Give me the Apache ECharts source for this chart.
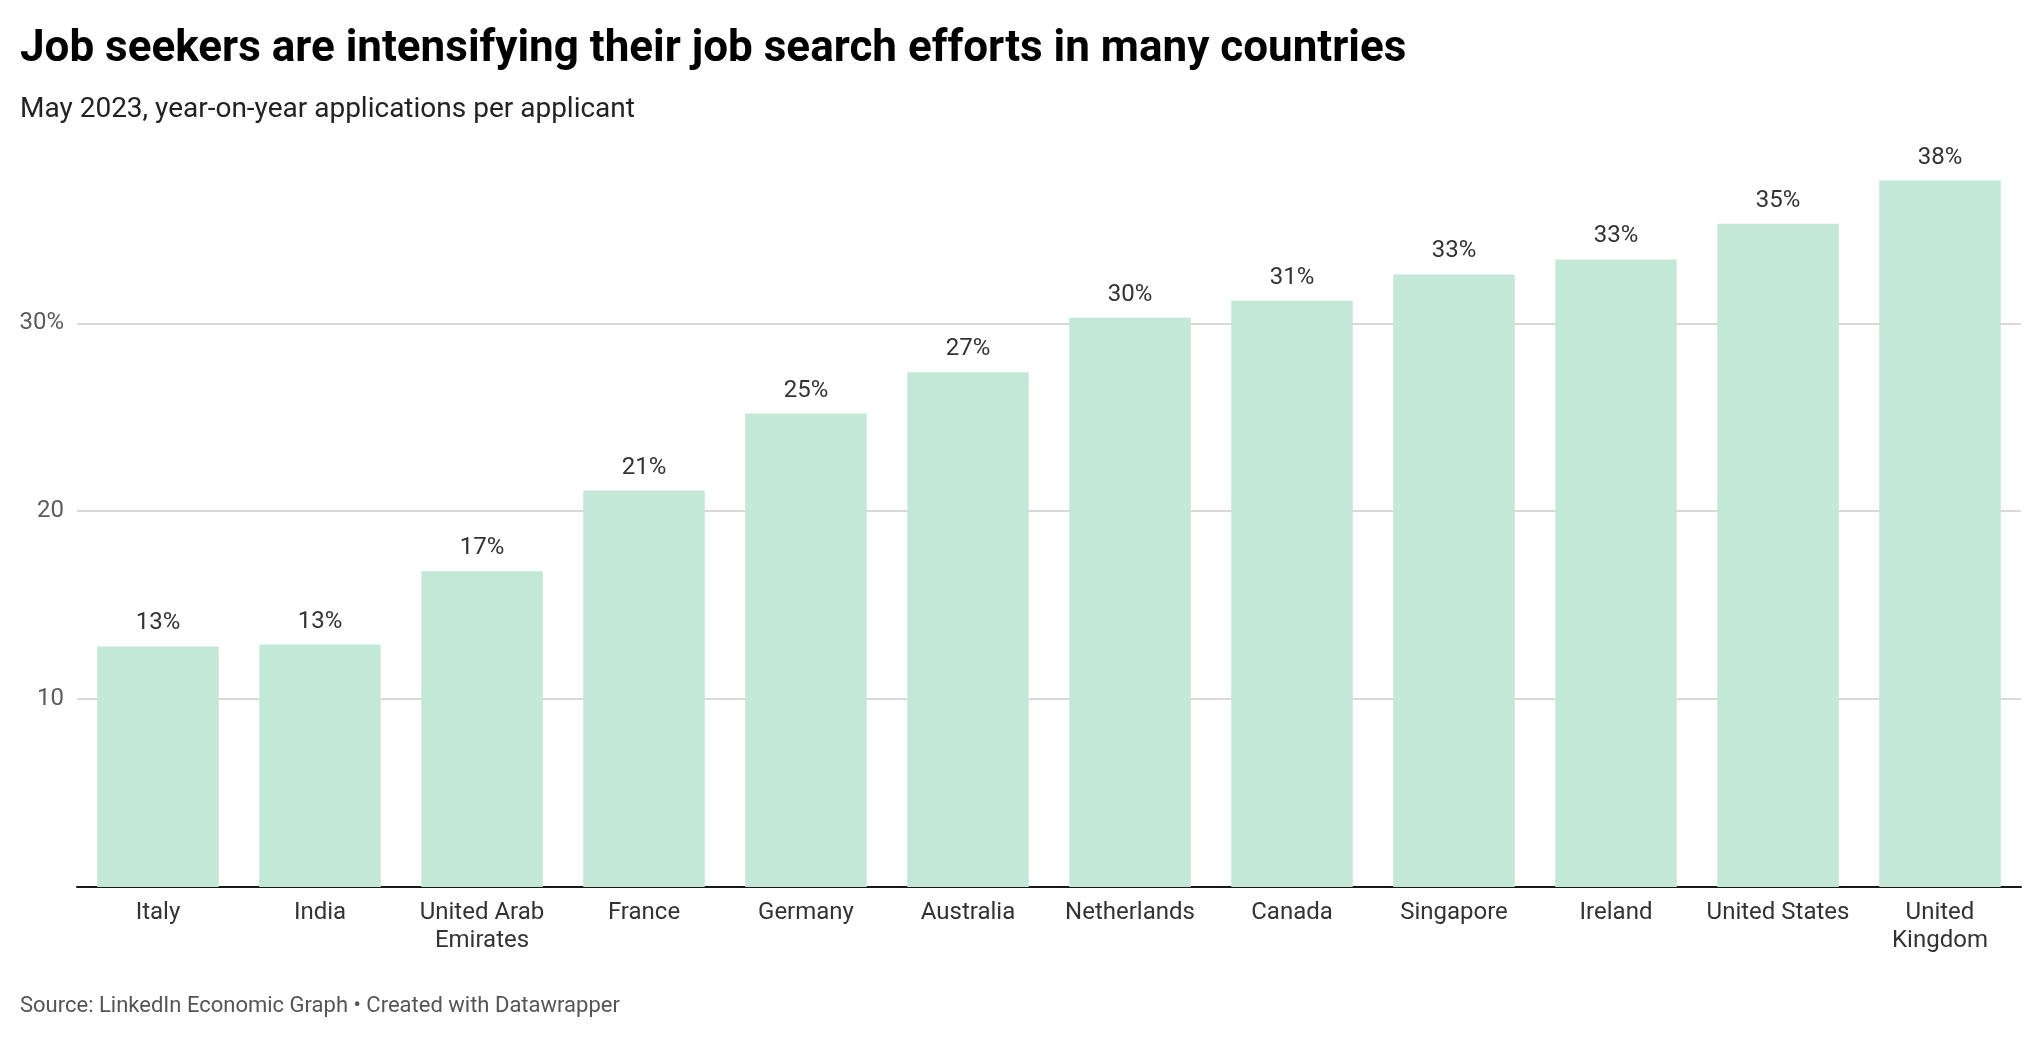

--

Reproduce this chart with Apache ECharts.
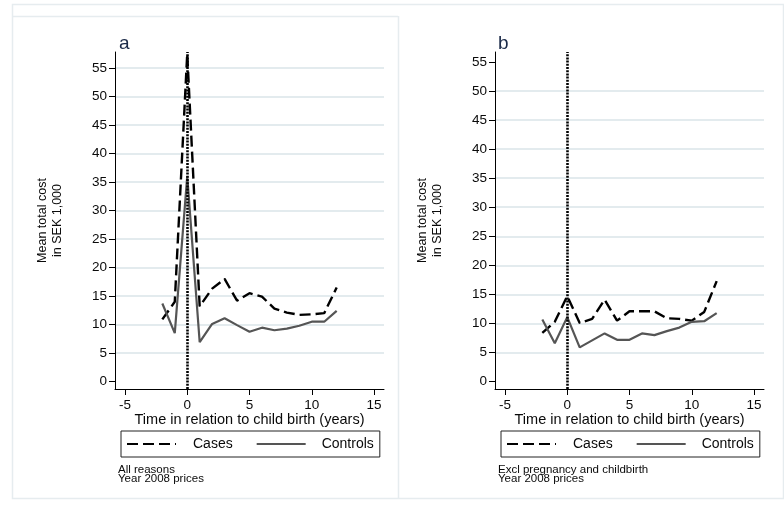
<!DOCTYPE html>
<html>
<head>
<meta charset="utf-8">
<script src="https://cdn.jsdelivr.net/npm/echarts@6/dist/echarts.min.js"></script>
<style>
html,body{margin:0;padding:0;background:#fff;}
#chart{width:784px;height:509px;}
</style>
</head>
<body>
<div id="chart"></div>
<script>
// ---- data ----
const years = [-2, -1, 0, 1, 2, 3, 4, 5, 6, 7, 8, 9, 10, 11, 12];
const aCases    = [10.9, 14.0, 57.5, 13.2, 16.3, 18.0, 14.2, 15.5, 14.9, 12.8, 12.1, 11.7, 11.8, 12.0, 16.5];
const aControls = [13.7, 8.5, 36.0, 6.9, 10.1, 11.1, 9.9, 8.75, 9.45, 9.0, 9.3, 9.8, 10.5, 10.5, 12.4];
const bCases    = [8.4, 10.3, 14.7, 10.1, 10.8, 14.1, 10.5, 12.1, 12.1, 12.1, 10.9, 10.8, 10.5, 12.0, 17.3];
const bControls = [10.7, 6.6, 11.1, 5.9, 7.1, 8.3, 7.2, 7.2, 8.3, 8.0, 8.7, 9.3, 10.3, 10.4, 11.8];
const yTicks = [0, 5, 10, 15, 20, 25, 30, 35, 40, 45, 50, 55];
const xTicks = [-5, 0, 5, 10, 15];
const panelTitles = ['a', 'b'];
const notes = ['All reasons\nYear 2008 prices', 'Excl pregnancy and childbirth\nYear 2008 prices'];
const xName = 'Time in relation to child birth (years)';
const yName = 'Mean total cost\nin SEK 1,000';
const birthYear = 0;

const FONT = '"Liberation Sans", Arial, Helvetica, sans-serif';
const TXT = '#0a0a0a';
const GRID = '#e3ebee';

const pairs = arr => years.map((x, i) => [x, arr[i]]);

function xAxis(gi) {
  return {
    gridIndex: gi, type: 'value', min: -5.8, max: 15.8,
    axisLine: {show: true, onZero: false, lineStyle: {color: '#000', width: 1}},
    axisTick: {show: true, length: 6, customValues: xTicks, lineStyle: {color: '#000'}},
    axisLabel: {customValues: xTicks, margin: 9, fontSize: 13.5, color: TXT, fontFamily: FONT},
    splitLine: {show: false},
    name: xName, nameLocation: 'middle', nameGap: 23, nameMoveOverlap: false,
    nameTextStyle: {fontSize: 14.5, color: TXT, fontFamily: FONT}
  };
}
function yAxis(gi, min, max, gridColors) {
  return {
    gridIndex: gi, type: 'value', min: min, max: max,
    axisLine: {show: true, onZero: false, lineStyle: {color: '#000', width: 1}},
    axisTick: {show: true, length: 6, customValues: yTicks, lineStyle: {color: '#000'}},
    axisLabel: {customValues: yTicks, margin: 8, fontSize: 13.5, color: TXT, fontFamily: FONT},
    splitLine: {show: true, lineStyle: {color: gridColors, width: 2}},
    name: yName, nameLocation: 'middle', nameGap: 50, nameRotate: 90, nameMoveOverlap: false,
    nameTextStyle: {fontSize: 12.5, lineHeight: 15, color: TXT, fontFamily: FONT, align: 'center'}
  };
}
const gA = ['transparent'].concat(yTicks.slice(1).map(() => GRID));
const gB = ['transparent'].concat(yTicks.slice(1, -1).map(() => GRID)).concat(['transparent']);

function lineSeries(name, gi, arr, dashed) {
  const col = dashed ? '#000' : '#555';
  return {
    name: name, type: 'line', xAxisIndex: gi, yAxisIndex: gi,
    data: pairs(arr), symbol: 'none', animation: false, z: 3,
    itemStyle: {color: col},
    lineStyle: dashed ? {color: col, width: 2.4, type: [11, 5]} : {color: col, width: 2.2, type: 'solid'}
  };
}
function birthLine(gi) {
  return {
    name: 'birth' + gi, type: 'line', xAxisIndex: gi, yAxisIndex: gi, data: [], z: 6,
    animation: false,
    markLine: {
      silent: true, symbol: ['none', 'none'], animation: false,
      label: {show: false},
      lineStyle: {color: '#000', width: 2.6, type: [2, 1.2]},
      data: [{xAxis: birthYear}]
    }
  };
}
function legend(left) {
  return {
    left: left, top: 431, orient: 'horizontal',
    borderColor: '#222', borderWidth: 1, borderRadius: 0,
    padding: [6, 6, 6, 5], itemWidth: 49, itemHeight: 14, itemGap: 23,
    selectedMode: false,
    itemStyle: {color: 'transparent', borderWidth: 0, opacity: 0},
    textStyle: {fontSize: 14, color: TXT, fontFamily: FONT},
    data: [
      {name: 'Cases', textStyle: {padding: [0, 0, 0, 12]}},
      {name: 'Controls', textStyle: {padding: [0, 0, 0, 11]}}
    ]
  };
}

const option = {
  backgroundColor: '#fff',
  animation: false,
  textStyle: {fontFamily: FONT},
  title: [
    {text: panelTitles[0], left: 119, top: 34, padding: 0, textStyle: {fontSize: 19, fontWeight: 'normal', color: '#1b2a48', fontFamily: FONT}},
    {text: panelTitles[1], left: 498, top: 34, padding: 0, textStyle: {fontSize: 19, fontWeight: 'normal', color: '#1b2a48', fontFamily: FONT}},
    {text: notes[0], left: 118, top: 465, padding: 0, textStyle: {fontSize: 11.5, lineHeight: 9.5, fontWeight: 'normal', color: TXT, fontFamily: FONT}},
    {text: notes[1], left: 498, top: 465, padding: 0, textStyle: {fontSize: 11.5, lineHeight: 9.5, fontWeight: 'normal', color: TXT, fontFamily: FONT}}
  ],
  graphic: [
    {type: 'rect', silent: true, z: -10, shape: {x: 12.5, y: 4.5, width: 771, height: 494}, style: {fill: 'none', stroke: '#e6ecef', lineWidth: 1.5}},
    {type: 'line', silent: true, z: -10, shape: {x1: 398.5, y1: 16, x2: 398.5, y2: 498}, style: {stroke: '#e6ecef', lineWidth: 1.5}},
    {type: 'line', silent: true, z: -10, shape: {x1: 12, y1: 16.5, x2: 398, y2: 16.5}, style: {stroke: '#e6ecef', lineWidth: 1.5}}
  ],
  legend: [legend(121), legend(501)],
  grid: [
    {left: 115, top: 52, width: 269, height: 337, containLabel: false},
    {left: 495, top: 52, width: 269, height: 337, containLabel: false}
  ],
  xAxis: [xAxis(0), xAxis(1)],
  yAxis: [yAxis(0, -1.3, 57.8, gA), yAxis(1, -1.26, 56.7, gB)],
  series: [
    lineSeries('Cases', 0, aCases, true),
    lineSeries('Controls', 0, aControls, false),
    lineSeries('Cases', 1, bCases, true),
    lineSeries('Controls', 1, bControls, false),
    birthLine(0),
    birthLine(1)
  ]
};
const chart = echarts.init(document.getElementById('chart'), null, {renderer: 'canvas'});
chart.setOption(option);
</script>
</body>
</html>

* * *

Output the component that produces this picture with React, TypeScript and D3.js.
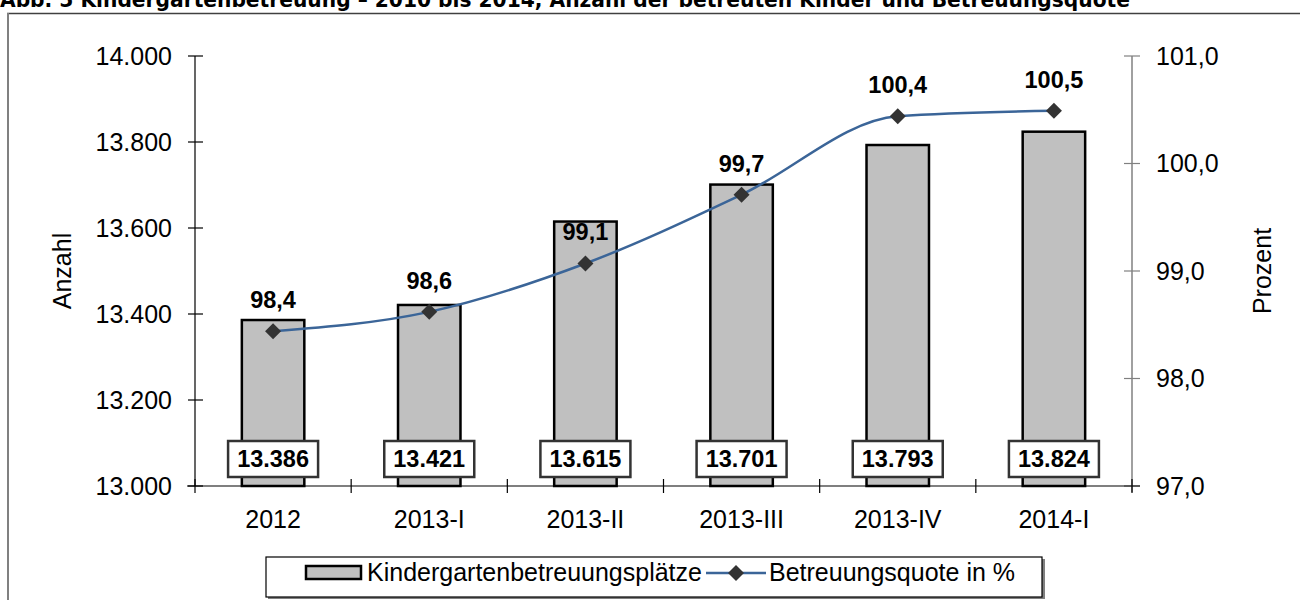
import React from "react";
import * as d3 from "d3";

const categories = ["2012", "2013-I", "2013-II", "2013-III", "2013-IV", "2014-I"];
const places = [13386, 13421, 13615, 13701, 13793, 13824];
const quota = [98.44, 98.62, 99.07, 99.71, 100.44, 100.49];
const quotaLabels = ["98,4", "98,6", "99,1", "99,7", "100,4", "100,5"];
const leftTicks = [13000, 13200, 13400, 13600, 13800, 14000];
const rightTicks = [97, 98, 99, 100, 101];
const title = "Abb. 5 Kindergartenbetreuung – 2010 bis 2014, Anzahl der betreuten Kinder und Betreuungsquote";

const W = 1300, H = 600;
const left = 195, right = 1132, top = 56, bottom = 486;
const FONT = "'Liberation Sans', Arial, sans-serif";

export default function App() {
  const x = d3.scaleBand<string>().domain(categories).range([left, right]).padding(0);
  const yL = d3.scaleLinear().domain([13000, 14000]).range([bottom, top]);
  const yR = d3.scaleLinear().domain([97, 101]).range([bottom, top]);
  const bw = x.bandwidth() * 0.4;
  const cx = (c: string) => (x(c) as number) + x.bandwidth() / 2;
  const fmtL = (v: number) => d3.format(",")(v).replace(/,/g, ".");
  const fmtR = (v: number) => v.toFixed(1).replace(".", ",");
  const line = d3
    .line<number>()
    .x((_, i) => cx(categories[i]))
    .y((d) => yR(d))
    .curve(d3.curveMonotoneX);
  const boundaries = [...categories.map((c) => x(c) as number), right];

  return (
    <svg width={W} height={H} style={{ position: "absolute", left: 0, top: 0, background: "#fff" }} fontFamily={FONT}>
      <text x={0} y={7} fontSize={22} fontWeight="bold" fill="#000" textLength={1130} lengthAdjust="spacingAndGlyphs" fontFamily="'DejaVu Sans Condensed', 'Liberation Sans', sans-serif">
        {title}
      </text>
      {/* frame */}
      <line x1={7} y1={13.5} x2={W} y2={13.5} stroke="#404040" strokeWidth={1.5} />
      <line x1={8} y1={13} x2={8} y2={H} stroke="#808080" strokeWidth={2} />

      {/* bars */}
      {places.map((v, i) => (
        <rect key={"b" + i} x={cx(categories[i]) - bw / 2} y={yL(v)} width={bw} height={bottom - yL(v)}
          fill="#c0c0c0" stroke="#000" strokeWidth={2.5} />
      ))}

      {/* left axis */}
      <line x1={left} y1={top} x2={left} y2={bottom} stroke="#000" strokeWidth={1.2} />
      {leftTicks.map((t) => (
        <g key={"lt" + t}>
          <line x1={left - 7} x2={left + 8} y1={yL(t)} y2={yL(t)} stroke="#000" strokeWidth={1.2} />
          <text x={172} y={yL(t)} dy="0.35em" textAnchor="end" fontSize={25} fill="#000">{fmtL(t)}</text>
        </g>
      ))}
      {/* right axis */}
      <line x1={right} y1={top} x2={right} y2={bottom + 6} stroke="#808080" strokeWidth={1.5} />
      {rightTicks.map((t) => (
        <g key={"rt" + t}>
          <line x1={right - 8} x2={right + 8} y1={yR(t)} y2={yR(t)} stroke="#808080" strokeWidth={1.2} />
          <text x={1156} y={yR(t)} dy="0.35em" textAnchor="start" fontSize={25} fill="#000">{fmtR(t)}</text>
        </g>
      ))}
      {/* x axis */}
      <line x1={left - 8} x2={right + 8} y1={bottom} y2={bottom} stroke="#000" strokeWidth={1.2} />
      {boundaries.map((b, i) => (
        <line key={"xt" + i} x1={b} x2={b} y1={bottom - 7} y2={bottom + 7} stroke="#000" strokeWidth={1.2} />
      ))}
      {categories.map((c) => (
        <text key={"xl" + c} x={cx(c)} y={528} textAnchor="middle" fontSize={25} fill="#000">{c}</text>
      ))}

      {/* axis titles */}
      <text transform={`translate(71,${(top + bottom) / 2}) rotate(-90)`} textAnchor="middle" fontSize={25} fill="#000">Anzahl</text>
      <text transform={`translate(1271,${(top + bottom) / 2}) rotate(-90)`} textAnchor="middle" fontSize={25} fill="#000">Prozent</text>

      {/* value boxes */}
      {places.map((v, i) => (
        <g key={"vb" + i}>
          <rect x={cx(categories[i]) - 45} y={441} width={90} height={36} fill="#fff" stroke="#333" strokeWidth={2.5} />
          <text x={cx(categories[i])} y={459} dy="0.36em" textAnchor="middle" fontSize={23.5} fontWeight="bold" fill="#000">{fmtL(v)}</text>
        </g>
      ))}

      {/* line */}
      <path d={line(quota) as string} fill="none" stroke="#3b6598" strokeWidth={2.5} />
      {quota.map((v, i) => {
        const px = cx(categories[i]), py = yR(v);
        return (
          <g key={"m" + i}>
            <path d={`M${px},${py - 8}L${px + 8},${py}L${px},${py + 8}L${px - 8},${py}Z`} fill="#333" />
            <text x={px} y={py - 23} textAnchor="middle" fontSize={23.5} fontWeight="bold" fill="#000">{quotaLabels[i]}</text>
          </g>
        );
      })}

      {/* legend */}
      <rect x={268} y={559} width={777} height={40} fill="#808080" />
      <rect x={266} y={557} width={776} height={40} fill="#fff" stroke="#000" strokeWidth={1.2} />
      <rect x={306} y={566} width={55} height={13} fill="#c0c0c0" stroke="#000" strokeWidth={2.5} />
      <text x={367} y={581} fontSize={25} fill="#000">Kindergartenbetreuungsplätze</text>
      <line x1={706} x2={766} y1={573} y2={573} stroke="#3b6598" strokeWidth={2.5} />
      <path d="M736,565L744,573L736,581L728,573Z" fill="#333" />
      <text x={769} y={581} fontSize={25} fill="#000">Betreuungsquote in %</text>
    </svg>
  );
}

SHORT EXERCISE:
Identify and copy lines that hold the string "React".

REPLY:
Output the component that produces this picture with React, TypeScript and D3.js.
import React from "react";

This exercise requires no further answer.